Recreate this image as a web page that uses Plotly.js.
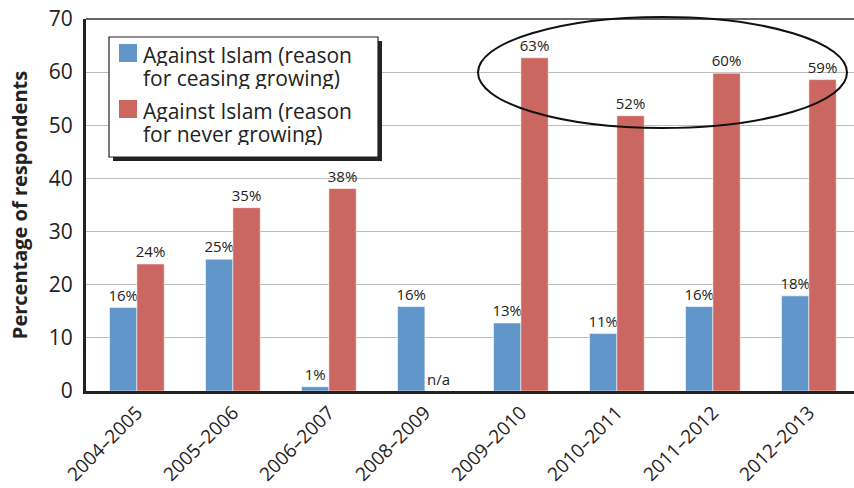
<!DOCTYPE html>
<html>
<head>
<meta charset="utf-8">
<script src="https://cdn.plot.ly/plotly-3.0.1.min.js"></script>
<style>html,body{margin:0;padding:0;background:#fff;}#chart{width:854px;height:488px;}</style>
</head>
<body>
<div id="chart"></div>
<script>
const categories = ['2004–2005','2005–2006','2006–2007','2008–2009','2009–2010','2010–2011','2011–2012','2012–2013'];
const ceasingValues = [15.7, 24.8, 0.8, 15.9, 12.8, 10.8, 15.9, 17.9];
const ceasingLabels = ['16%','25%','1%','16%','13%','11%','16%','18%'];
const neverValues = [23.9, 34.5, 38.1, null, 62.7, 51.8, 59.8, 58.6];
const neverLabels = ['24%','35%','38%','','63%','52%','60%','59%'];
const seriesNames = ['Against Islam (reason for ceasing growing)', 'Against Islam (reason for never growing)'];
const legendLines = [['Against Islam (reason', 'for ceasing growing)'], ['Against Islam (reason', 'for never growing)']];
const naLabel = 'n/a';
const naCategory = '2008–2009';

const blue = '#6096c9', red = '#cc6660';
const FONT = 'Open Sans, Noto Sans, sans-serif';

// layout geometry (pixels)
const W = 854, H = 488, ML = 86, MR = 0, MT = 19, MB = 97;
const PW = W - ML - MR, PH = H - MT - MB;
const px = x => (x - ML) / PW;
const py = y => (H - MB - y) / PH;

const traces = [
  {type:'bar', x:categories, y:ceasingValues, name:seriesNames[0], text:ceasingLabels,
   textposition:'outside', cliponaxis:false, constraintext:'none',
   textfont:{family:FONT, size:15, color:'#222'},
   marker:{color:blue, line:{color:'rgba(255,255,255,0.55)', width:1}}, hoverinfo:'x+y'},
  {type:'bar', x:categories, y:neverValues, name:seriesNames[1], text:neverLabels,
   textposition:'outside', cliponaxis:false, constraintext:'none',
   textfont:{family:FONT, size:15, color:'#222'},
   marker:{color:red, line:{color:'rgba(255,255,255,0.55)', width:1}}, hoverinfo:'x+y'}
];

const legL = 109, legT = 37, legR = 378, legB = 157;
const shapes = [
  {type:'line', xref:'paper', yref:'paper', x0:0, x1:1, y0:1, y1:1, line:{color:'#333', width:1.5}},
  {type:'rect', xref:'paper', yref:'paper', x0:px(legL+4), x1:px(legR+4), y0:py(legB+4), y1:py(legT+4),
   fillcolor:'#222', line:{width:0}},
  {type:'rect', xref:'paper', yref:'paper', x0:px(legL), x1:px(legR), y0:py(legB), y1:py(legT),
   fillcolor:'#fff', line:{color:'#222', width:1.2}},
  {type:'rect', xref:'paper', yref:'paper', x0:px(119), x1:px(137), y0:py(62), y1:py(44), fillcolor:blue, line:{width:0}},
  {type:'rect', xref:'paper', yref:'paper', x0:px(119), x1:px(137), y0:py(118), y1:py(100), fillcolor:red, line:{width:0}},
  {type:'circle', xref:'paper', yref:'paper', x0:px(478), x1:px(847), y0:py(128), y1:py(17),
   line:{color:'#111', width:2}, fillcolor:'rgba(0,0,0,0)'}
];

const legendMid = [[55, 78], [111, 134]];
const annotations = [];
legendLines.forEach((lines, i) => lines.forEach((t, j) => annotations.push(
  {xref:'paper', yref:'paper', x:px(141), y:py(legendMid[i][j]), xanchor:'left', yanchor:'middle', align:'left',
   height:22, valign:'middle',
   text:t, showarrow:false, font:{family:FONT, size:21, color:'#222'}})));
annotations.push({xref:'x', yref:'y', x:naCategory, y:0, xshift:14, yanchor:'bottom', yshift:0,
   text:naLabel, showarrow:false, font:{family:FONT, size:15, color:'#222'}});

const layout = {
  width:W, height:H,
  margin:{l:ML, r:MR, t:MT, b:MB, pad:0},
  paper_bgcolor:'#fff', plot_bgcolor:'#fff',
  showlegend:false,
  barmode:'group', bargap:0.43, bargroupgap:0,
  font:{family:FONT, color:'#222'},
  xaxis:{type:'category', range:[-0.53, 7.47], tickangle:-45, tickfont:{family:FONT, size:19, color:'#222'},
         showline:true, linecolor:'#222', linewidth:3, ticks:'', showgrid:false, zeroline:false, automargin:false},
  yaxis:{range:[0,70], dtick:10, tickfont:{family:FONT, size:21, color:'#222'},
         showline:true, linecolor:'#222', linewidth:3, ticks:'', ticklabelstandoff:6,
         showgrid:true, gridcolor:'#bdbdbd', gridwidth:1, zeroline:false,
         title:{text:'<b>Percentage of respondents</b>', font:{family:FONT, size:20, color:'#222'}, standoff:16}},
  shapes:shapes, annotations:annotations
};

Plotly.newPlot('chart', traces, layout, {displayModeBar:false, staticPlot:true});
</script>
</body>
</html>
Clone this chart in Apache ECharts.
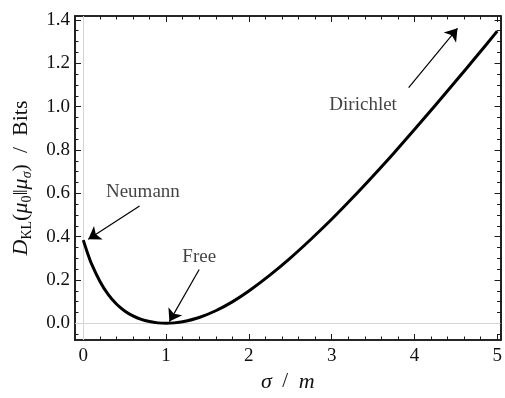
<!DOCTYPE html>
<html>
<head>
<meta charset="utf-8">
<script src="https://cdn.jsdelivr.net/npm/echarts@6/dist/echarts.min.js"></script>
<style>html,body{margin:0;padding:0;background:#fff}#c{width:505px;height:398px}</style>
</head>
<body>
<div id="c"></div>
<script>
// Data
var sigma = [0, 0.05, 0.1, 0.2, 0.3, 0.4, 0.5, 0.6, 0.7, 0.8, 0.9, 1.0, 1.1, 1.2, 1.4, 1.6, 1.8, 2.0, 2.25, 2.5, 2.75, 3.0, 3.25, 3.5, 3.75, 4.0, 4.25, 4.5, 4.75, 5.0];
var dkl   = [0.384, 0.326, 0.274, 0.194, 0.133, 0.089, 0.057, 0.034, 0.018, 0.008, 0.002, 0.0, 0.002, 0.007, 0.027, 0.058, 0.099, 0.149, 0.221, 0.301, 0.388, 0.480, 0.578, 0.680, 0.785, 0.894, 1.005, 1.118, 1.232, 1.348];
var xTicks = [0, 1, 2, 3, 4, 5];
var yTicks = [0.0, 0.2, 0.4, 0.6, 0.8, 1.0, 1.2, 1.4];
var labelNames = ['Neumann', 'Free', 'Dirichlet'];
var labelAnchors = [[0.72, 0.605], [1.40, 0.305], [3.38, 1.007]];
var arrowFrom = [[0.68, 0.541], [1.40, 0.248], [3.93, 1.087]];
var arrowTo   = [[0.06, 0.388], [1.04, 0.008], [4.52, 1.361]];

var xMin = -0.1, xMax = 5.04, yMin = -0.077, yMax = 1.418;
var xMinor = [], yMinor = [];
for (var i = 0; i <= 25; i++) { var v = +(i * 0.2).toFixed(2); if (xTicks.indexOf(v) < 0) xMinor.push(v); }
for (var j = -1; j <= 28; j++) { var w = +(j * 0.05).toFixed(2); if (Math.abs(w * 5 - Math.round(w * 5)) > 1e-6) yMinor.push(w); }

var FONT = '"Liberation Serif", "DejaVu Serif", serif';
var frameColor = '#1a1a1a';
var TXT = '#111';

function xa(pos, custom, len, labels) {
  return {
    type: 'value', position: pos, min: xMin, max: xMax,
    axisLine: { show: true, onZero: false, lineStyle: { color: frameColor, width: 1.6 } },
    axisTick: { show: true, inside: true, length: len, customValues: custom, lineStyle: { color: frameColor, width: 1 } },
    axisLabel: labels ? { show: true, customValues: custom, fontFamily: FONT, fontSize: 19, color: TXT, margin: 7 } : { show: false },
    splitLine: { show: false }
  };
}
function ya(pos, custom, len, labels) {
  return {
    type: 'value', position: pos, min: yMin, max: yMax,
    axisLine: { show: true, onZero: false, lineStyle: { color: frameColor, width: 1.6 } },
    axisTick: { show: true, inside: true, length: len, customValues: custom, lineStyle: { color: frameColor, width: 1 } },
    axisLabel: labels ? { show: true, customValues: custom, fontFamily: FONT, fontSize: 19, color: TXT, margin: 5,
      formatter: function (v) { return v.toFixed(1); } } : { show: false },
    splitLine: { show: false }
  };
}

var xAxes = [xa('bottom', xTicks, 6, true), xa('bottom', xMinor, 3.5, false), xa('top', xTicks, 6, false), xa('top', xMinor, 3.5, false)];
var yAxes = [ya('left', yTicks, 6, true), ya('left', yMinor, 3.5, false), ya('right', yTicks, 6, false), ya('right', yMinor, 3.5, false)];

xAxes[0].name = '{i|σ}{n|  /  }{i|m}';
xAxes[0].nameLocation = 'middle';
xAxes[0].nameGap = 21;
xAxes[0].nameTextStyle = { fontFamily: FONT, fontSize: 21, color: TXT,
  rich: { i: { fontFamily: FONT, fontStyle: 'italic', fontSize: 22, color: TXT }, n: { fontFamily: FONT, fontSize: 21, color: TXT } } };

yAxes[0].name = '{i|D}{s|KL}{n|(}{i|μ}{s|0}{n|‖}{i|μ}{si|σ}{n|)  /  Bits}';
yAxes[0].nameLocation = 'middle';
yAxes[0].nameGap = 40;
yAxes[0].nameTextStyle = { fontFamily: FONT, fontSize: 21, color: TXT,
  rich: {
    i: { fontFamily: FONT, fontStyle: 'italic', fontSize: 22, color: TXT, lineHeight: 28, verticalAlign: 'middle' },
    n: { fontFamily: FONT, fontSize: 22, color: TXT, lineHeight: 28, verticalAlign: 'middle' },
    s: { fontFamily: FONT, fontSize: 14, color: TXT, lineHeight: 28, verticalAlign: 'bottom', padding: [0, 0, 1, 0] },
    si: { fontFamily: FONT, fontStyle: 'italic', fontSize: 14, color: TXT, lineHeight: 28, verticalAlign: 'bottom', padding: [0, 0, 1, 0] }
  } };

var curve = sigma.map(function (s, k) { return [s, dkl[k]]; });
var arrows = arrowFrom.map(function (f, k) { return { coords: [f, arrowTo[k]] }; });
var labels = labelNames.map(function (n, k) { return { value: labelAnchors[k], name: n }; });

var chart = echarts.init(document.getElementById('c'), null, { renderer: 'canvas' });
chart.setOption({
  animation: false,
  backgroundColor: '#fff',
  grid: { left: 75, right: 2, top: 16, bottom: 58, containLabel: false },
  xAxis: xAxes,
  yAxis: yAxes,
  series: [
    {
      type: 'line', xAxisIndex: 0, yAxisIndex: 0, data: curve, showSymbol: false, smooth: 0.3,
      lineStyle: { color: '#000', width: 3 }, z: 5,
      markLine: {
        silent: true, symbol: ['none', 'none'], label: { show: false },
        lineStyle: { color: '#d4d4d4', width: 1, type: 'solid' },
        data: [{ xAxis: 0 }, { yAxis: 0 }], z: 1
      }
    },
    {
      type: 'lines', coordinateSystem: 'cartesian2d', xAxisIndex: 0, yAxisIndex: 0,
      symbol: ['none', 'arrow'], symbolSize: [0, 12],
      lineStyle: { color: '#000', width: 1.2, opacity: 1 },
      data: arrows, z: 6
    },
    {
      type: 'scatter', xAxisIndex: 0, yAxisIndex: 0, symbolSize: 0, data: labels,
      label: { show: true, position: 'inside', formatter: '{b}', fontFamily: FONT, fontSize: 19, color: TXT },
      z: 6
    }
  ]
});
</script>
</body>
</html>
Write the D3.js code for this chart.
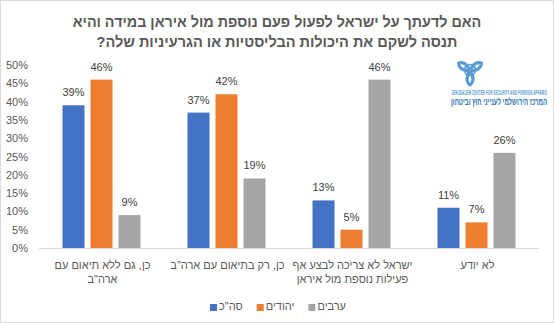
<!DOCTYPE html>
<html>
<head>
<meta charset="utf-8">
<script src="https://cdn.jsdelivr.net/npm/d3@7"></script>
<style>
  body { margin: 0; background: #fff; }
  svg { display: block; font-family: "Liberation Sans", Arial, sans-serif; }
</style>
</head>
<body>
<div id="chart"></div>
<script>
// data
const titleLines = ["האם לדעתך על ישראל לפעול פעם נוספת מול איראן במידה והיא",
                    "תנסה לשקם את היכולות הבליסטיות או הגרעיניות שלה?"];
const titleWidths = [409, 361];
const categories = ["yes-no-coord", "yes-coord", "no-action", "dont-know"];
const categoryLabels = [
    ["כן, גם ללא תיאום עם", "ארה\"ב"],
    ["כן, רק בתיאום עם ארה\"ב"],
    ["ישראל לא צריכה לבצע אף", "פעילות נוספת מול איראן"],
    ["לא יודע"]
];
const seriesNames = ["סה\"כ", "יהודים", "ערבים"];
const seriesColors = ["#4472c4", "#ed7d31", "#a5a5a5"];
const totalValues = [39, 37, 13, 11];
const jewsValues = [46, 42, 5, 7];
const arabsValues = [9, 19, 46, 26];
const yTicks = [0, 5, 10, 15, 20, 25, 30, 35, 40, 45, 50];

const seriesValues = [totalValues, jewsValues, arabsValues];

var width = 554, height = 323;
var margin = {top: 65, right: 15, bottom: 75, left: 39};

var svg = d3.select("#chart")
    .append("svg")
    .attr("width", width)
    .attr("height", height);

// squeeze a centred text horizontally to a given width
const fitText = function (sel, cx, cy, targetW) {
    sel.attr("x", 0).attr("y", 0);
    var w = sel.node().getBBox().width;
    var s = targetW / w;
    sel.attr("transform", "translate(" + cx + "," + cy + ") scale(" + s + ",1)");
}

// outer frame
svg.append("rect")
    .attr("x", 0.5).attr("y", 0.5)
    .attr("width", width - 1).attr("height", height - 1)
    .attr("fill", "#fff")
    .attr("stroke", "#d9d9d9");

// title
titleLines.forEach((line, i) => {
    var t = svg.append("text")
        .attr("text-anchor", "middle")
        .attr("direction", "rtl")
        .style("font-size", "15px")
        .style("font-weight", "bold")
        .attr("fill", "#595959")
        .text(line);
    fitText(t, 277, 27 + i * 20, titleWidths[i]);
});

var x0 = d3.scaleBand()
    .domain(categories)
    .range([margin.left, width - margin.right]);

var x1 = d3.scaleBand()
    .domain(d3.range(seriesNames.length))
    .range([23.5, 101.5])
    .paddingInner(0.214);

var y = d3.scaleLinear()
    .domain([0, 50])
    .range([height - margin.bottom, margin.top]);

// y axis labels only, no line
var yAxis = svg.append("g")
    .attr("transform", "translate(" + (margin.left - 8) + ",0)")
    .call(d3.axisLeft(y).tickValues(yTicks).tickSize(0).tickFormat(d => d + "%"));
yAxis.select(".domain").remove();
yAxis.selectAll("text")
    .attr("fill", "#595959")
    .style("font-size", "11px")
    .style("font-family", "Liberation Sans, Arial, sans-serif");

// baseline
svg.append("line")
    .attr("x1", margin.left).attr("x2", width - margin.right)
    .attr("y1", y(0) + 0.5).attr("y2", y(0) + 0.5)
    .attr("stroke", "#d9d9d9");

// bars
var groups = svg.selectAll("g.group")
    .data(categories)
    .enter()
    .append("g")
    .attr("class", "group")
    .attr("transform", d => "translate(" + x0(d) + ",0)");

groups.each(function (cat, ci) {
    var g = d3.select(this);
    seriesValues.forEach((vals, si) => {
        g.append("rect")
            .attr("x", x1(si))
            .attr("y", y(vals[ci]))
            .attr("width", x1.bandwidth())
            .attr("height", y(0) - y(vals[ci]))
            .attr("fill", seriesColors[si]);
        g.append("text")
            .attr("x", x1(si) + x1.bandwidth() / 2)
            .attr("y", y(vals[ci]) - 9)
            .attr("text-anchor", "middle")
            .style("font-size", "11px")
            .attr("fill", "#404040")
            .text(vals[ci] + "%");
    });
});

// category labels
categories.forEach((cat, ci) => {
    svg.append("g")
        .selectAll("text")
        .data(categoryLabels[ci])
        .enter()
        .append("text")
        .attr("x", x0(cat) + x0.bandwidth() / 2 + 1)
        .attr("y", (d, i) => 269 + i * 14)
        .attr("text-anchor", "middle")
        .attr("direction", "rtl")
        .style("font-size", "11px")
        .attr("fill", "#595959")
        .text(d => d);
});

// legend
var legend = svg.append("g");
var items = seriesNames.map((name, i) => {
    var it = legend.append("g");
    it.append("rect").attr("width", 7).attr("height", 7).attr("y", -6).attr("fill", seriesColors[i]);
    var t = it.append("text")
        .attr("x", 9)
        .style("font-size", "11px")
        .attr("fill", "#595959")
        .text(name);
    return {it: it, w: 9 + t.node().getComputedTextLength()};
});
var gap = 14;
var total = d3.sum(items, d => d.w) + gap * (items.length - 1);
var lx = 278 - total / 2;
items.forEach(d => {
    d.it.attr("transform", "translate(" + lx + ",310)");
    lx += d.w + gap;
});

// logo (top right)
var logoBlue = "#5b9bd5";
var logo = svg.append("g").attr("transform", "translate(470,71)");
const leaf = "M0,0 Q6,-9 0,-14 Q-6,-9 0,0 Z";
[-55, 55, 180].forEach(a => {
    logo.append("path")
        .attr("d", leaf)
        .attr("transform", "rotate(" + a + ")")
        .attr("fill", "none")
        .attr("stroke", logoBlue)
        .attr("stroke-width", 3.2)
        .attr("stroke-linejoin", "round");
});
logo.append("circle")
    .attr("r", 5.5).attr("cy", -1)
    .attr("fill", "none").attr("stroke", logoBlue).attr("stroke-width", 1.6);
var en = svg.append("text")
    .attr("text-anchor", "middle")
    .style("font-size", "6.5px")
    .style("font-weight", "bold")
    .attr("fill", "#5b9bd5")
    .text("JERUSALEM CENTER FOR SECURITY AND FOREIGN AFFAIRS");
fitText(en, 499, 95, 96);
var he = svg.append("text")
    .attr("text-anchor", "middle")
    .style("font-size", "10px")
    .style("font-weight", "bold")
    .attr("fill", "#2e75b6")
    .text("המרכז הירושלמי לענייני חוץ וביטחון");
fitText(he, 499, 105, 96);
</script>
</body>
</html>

__WHAT TO DO__: Would you reproduce the lines above, from the very first through the line containing "const FONT = 'Open", exactly and without the pictures?

__SOLUTION FOR THIS TASK__:
Recreate this image as a web page that uses Plotly.js.
<!DOCTYPE html>
<html>
<head>
<meta charset="utf-8">
<script src="https://cdn.plot.ly/plotly-3.0.1.min.js"></script>
<style>html,body{margin:0;padding:0;background:#fff;}#chart{width:854px;height:488px;}</style>
</head>
<body>
<div id="chart"></div>
<script>
const categories = ['2004–2005','2005–2006','2006–2007','2008–2009','2009–2010','2010–2011','2011–2012','2012–2013'];
const ceasingValues = [15.7, 24.8, 0.8, 15.9, 12.8, 10.8, 15.9, 17.9];
const ceasingLabels = ['16%','25%','1%','16%','13%','11%','16%','18%'];
const neverValues = [23.9, 34.5, 38.1, null, 62.7, 51.8, 59.8, 58.6];
const neverLabels = ['24%','35%','38%','','63%','52%','60%','59%'];
const seriesNames = ['Against Islam (reason for ceasing growing)', 'Against Islam (reason for never growing)'];
const legendLines = [['Against Islam (reason', 'for ceasing growing)'], ['Against Islam (reason', 'for never growing)']];
const naLabel = 'n/a';
const naCategory = '2008–2009';

const blue = '#6096c9', red = '#cc6660';
const FONT = 'Open Sans, Noto Sans, sans-serif';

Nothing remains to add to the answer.